Thursday, April 9, 2009


1 : pleasing or picturesque in natural simplicity
: of, relating to, or being an idyll:
1 a: a simple descriptive work in poetry or prose that deals with rustic life or pastoral scenes or suggests a mood of peace and contentment

K and I had a nice day today: It's been a beautiful spring day, with blue skies, warm sun and a light breeze. A left something in the car this morning, so I put K in the stroller and we walked over to the school and took the long way home. After lunch, K wanted to watch a movie and asked me to join her. Surprisingly, I did. It wasn't my favorite movie fare, but as a bonus we watched it in bed and K let me snooze for 15 minutes alongside her. Later in the day, she wanted to ride her bike and wanted me to watch her. She waited patiently, sitting on her bike on the sidewalk, while I finished loading the dishwasher. Then I sat on the porch and watched her pedal her way back and forth.

When I relayed all of this to J, he said it sounded idyllic. I laughed and replied, "Well, I've also swept and mopped all of the downstairs floors and the stairs, while doing three loads of laundry. I think an idyllic day would involve less work!" But after reading the definition of idyllic, I must admit that he may be right. It certainly was a day "pleasing ... in natural simplicity."

A few nights ago, I went out with some friends. During our time together, we discussed, in part, what our standards are as mothers for time spent with our children. Specifically, time spent playing with our children. One friend talked about how her children deserved more of her time than they get, while another brought up how our expectations surrounding this issue have changed dramatically in recent decades. When moms got together 50 or 60 years ago, I seriously doubt they discussed whether they spent enough time playing board games or Barbies with their children. Instead, their days probably looked a lot like my day today: time spent with my daughter, but interspersed and alongside work.

There is a natural simplicity to children playing alongside mothers as they accomplish their work. This type of activity allows mothers to interact naturally with their children and seize teachable moments like counting the eggs that go into the cake. It also allows children autonomy to play in a childlike way without adult direction or interference.

I sound fairly confident of this, don't I? Yet I question my need to nourish myself and wonder whether I cross the line from self-care to selfishness.

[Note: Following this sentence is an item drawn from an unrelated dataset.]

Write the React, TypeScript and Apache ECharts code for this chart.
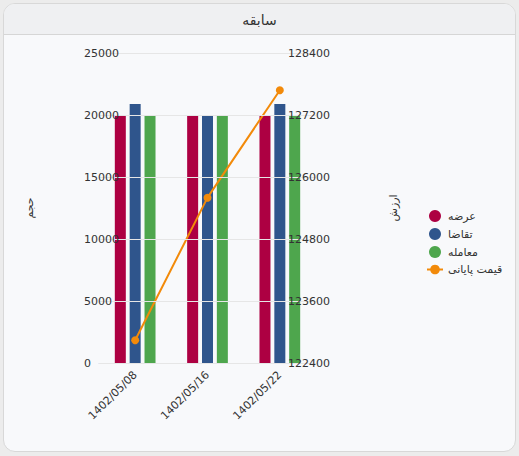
import React, { useEffect, useRef } from "react";
import * as echarts from "echarts";

const categories = ["1402/05/08", "1402/05/16", "1402/05/22"];
const supplyValues = [20000, 20000, 20000];
const demandValues = [20890, 20000, 20890];
const tradeValues = [20000, 20000, 20000];
const closingPrice = [122840, 125600, 127680];
const seriesNames = ["عرضه", "تقاضا", "معامله", "قیمت پایانی"];
const titleText = "سابقه";
const leftAxisName = "حجم";
const rightAxisName = "ارزش";

const FONT = "'DejaVu Sans', 'Noto Sans', sans-serif";

export default function App() {
  const ref = useRef<HTMLDivElement>(null);
  useEffect(() => {
    if (!ref.current) return;
    const chart = echarts.init(ref.current, undefined, { renderer: "svg" });
    chart.setOption({
      animation: false,
      textStyle: { fontFamily: FONT },
      title: {
        text: titleText,
        left: "center",
        top: 8,
        textStyle: { fontSize: 14, fontWeight: "normal", color: "#333", fontFamily: FONT },
      },
      legend: {
        orient: "vertical",
        left: 421,
        top: 205,
        itemWidth: 16,
        itemHeight: 12,
        itemGap: 6,
        textStyle: { fontSize: 11, color: "#333", fontFamily: FONT },
        data: [
          { name: seriesNames[0], icon: "circle" },
          { name: seriesNames[1], icon: "circle" },
          { name: seriesNames[2], icon: "circle" },
          { name: seriesNames[3] },
        ],
      },
      grid: { left: 99, top: 53, width: 217, height: 310, containLabel: false },
      xAxis: {
        type: "category",
        data: categories,
        axisTick: { show: false },
        axisLine: { lineStyle: { color: "#ccd6eb" } },
        axisLabel: { rotate: 45, fontSize: 11, color: "#333", margin: 10, fontFamily: FONT },
      },
      yAxis: [
        {
          type: "value",
          min: 0,
          max: 25000,
          interval: 5000,
          position: "left",
          z: 10,
          name: leftAxisName,
          nameLocation: "middle",
          nameGap: 64,
          nameTextStyle: { fontSize: 11, color: "#333", fontFamily: FONT },
          axisLine: { show: false },
          axisTick: { show: false },
          axisLabel: {
            align: "left",
            margin: 15,
            fontSize: 11,
            color: "#333",
            fontFamily: FONT,
            formatter: (v: number) => String(v),
          },
          splitLine: { lineStyle: { color: "#e6e6e6" } },
        },
        {
          type: "value",
          min: 122400,
          max: 128400,
          interval: 1200,
          position: "right",
          z: 10,
          name: rightAxisName,
          nameLocation: "middle",
          nameGap: 72,
          nameTextStyle: { fontSize: 11, color: "#333", fontFamily: FONT },
          axisLine: { show: false },
          axisTick: { show: false },
          axisLabel: {
            align: "right",
            margin: 14,
            fontSize: 11,
            color: "#333",
            fontFamily: FONT,
            formatter: (v: number) => String(v),
          },
          splitLine: { show: false },
        },
      ],
      series: [
        { name: seriesNames[0], type: "bar", data: supplyValues, barWidth: 11, barGap: "35%", itemStyle: { color: "#ad0042" } },
        { name: seriesNames[1], type: "bar", data: demandValues, barWidth: 11, barGap: "35%", itemStyle: { color: "#2f558c" } },
        { name: seriesNames[2], type: "bar", data: tradeValues, barWidth: 11, barGap: "35%", itemStyle: { color: "#4ea64d" } },
        {
          name: seriesNames[3],
          type: "line",
          yAxisIndex: 1,
          data: closingPrice,
          symbol: "circle",
          symbolSize: 8,
          lineStyle: { color: "#f28a0a", width: 2 },
          itemStyle: { color: "#f28a0a" },
        },
      ],
    });
    return () => chart.dispose();
  }, []);

  return (
    <div style={{ position: "fixed", left: 0, top: 0, width: 519, height: 456, background: "#ececec" }}>
      <div
        style={{
          position: "absolute",
          left: 3,
          top: 3,
          width: 511,
          height: 447,
          border: "1px solid #d8d8d8",
          borderRadius: 12,
          background: "#f8f9fb",
          overflow: "hidden",
        }}
      >
        <div style={{ height: 30, background: "#eff0f2", borderBottom: "1px solid #d6d6d6" }} />
      </div>
      <div ref={ref} style={{ position: "absolute", left: 0, top: 0, width: 519, height: 456 }} />
    </div>
  );
}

There is a cultural perception that mothers are meant to be mothers first and women second. But I'm not sure that is healthy or helpful.

When J said my day was idyllic, I instantly pictured a day where K and I played together, took a walk together, picnicked together, etc. Of course, in my mental picture, the house was clean, the laundry was folded and the dishes were done. This idyllic picture will never be reality. If I wait until I have everything done to snatch moments with my daughters, it will never happen. So instead, I'll enjoy the moments with them alongside me and remind myself of the natural simplicity of mother and child side-by-side, living life together. That gives me a peace and contentment that I can have every day.


Chocolate, Vanilla and Caramel said...

Thanks so much for your encouraging comment on my homeschooling post. I completely agree. I too am so willing to do whatever God wants me to do if it's the best thing for my family. There are many sacrifices I've made over the years and I don't regret any of them. It doesn't mean motherhood has always been easy, but sometimes the things that require the most sacrifice (marriage!, kids, etc.) are the very things that bring the most joy. My biggest hurdle in even considering homeschooling was giving up that dream I had of all the free time I would gain once my kids went to school. I've always pictured myself using those quiet mornings to write magazine articles while drinking tea. :) Once I sort of gave up that nice idea, I was okay. I'm actually getting excited about it.

I've been quite amazed at how many people either have considered, or are considering homeschooling in some form. I've received many more positive comments than I have "you're crazy" comments. :)

Thanks again for your comments. I always love reading them.

Chocolate, Vanilla and Caramel said...

I love how you describe "playing" with your daughter -- how playing and a mother's work around the home naturally fit together. That's how I tend to play with my kids. There are times I sit down and help them build Legos or play a game of Candyland, but much of the time they are running around doing their own thing (as much as a 2 year old and 4 year old can do their own thing!) while I am working. Most often, their playing is close by whereever I am. I sometimes feel like I should be more hands-on, but they are so creative, I like for them to have to create their own fun instead of relying on me for all of it. I appreciated so many of your thoughts it this post.